Some buyers also assume all stainless steel is equivalent. It is not. Base material, finish, weld quality, and fabrication method all influence service life. Likewise, two “same-sized” vessels can behave very differently depending on bottom design, lid fit, and heat source.

Another recurring mistake is underestimating cleaning labor. A vessel that saves five minutes during cooking can easily cost twenty minutes in cleaning if the geometry is poor. In a plant, that is not a small detail. It affects labor planning, sanitation scheduling, and line availability.

How to evaluate a supplier or design

When reviewing large cooking pots for commercial kitchens or food factories, I look for practical evidence, not brochure language. Ask for dimensional drawings. Ask how the vessel drains. Ask what happens if the product foams. Ask how the heat source is controlled. Ask how the unit is cleaned and inspected.

  1. Confirm the actual batch size, not just the nominal capacity.
  2. Match heating method to product viscosity and sensitivity.
  3. Check drainability with the real process in mind.
  4. Review sanitary details, including weld finish and access points.
  5. Verify maintenance access for valves, sensors, traps, and drives.
  6. Consider operator ergonomics: height, tilt angle, lid weight, and pouring path.

If the supplier cannot discuss those points clearly, keep looking.
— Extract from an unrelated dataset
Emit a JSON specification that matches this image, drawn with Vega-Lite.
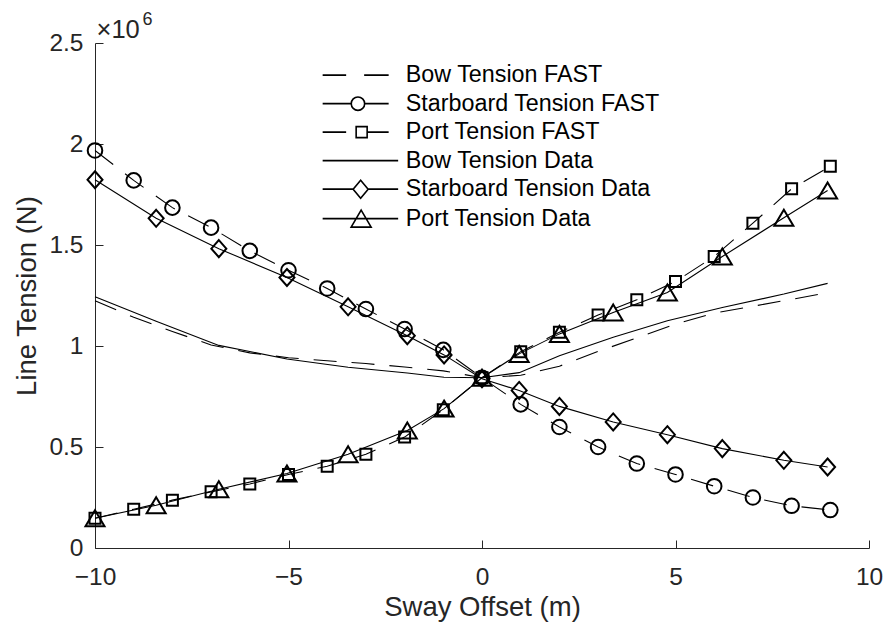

Good equipment vendors talk in process terms, not just hardware terms.

Practical notes from plant floor experience

In one prepared-food operation, a team replaced several smaller vessels with one very large cooker to reduce labor. The result was mixed. Cooking itself became more efficient, but cleaning time increased and the crew struggled to move ingredients uniformly through the larger batch. The real fix was not a larger pot. It was a slightly smaller kettle with better agitation and a more rational batch schedule.

In another plant, a sauce line suffered recurring scorching. The root cause was not product formulation, as everyone initially assumed. The vessel had a localized heating pattern and a worn agitator seal that reduced mixing at the bottom. Once both issues were corrected, the product stabilized. That kind of problem is common. It is rarely one thing.

These cases are typical. The expensive part is not usually the metal. It is the process compromise hidden inside the metal.

Final thought

Large cooking pots for commercial kitchens and food factories should be selected as process equipment, not generic cookware. The right vessel will match the product, the utilities, the sanitation method, and the crew that has to run it every day. The wrong one may still look impressive on installation day. The trouble starts after that.

For broader food safety guidance, the U.S. FDA food resources and the USDA FSIS site are useful references, especially when evaluating cleaning, handling, and hygienic operation requirements.